Stored data –
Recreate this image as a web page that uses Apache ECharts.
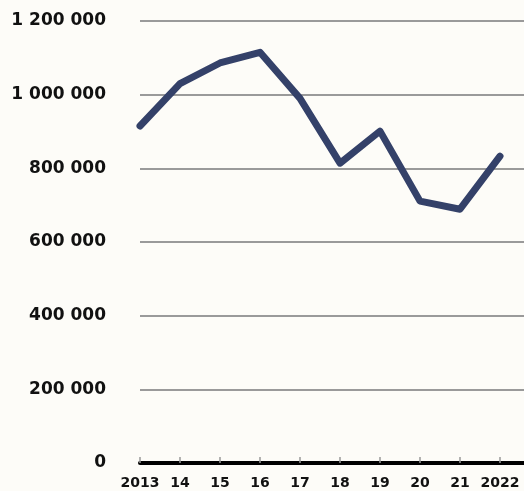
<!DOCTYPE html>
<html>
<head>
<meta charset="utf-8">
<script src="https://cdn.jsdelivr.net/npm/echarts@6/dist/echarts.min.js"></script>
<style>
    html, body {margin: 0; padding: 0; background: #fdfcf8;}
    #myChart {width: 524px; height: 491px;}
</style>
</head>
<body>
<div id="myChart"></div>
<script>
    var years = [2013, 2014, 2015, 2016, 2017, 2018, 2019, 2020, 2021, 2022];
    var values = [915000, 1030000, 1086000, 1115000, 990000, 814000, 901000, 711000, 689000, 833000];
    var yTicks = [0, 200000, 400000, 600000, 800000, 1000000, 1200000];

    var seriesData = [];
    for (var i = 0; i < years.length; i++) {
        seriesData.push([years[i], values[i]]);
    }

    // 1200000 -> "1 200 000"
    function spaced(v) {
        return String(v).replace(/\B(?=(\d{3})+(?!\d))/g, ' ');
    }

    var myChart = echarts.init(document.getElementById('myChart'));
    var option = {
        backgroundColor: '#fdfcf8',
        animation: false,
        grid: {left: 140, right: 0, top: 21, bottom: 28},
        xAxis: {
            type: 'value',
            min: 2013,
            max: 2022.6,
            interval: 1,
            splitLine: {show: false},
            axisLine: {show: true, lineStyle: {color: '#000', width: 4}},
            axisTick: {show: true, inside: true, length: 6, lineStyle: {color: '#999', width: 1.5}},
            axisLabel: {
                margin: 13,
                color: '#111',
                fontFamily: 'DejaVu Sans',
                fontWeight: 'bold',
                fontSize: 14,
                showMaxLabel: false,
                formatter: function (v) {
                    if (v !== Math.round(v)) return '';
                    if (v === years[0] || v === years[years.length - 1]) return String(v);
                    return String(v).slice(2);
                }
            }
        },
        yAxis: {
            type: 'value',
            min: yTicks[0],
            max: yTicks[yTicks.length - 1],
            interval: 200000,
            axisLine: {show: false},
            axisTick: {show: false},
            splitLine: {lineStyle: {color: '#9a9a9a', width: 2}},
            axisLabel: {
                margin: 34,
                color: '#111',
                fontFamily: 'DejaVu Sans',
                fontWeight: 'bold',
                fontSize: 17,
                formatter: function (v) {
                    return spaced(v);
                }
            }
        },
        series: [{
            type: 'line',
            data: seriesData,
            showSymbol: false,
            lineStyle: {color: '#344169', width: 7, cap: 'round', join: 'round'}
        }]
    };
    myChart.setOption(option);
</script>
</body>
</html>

Aim of the exercise –
Quote each line of the listing exactly, but leave the pictures out.

Answer to this exercise –
Recreate this image as a web page that uses Apache ECharts.
<!DOCTYPE html>
<html>
<head>
<meta charset="utf-8">
<script src="https://cdn.jsdelivr.net/npm/echarts@6/dist/echarts.min.js"></script>
<style>
    html, body {margin: 0; padding: 0; background: #fdfcf8;}
    #myChart {width: 524px; height: 491px;}
</style>
</head>
<body>
<div id="myChart"></div>
<script>
    var years = [2013, 2014, 2015, 2016, 2017, 2018, 2019, 2020, 2021, 2022];
    var values = [915000, 1030000, 1086000, 1115000, 990000, 814000, 901000, 711000, 689000, 833000];
    var yTicks = [0, 200000, 400000, 600000, 800000, 1000000, 1200000];

    var seriesData = [];
    for (var i = 0; i < years.length; i++) {
        seriesData.push([years[i], values[i]]);
    }

    // 1200000 -> "1 200 000"
    function spaced(v) {
        return String(v).replace(/\B(?=(\d{3})+(?!\d))/g, ' ');
    }

    var myChart = echarts.init(document.getElementById('myChart'));
    var option = {
        backgroundColor: '#fdfcf8',
        animation: false,
        grid: {left: 140, right: 0, top: 21, bottom: 28},
        xAxis: {
            type: 'value',
            min: 2013,
            max: 2022.6,
            interval: 1,
            splitLine: {show: false},
            axisLine: {show: true, lineStyle: {color: '#000', width: 4}},
            axisTick: {show: true, inside: true, length: 6, lineStyle: {color: '#999', width: 1.5}},
            axisLabel: {
                margin: 13,
                color: '#111',
                fontFamily: 'DejaVu Sans',
                fontWeight: 'bold',
                fontSize: 14,
                showMaxLabel: false,
                formatter: function (v) {
                    if (v !== Math.round(v)) return '';
                    if (v === years[0] || v === years[years.length - 1]) return String(v);
                    return String(v).slice(2);
                }
            }
        },
        yAxis: {
            type: 'value',
            min: yTicks[0],
            max: yTicks[yTicks.length - 1],
            interval: 200000,
            axisLine: {show: false},
            axisTick: {show: false},
            splitLine: {lineStyle: {color: '#9a9a9a', width: 2}},
            axisLabel: {
                margin: 34,
                color: '#111',
                fontFamily: 'DejaVu Sans',
                fontWeight: 'bold',
                fontSize: 17,
                formatter: function (v) {
                    return spaced(v);
                }
            }
        },
        series: [{
            type: 'line',
            data: seriesData,
            showSymbol: false,
            lineStyle: {color: '#344169', width: 7, cap: 'round', join: 'round'}
        }]
    };
    myChart.setOption(option);
</script>
</body>
</html>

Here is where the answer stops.